I managed to speak to him, and confess all my sins and iniquities. Thereafter, there was a sense at peace within me, and I was lightened from the heavy load that I had carried inside me.
However, going on my faith journey alone was not easy. There were many distractions preventing me from staying in my faith.
In my struggling moments, I searched the internet on ‘returning Catholics’. This led me to the Landings website. I read inspiring stories of other Catholics who had drifted away from our faith for various reasons, and yet found their path back to God.
I realised I was not alone. I sent an email and thankfully, the Landings team invited me to their sessions. At present, I am blessed to be surrounded with fellow Catholics as we pray and help each other grow together in faith.

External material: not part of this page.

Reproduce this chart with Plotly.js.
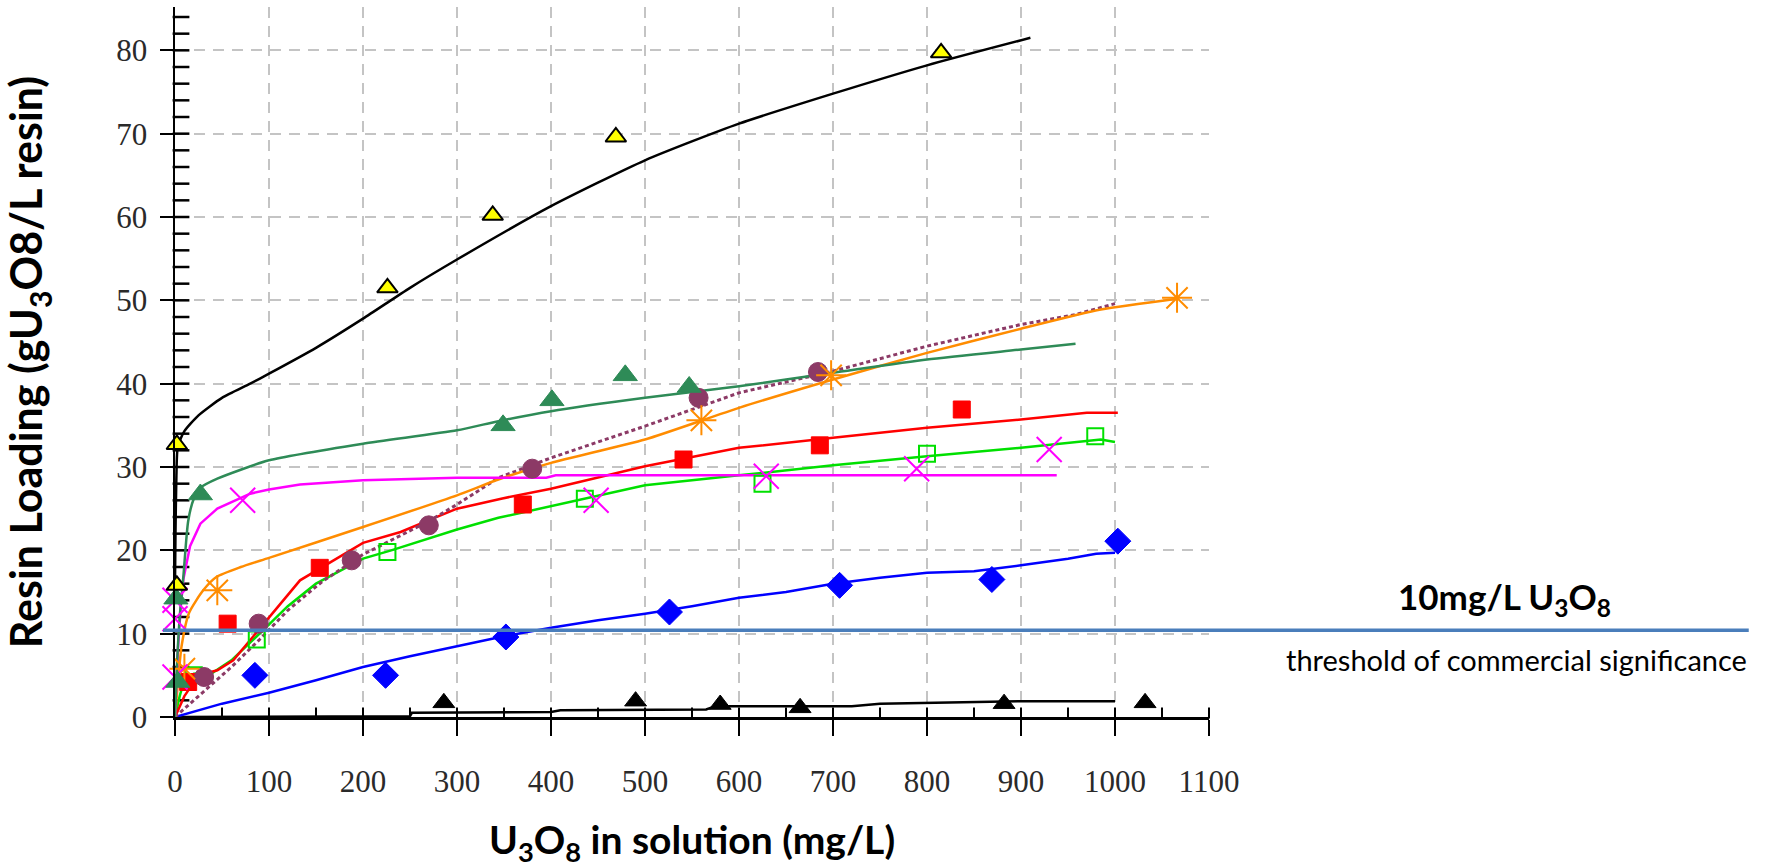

Moving Forth in the Spirit of Catholic200SG
Progressing on, I would like to continue to share my faith with my children. I am glad that they have agreed to attend Catechism classes so that they can embark on their own experiences with God as He leads them towards Baptism.
These days, whenever I find myself overwhelmed with work and life duties, I seek comfort in the story of Martha and Mary in Luke 10:38-42, which to me, is a living Gospel. Like Mary, I pause and place myself in the presence of the Lord. As I settled at the Lord’s feet and listen to His voice, I know that His peace and love will cover me.
Prayer for the 200th anniversary of the Catholic Church
For Catholics who have drifted away from our faith , may they find their way back to God. Concurrently, may our Landings community continue to provide a safe harbour and support to returning Catholics. Amen.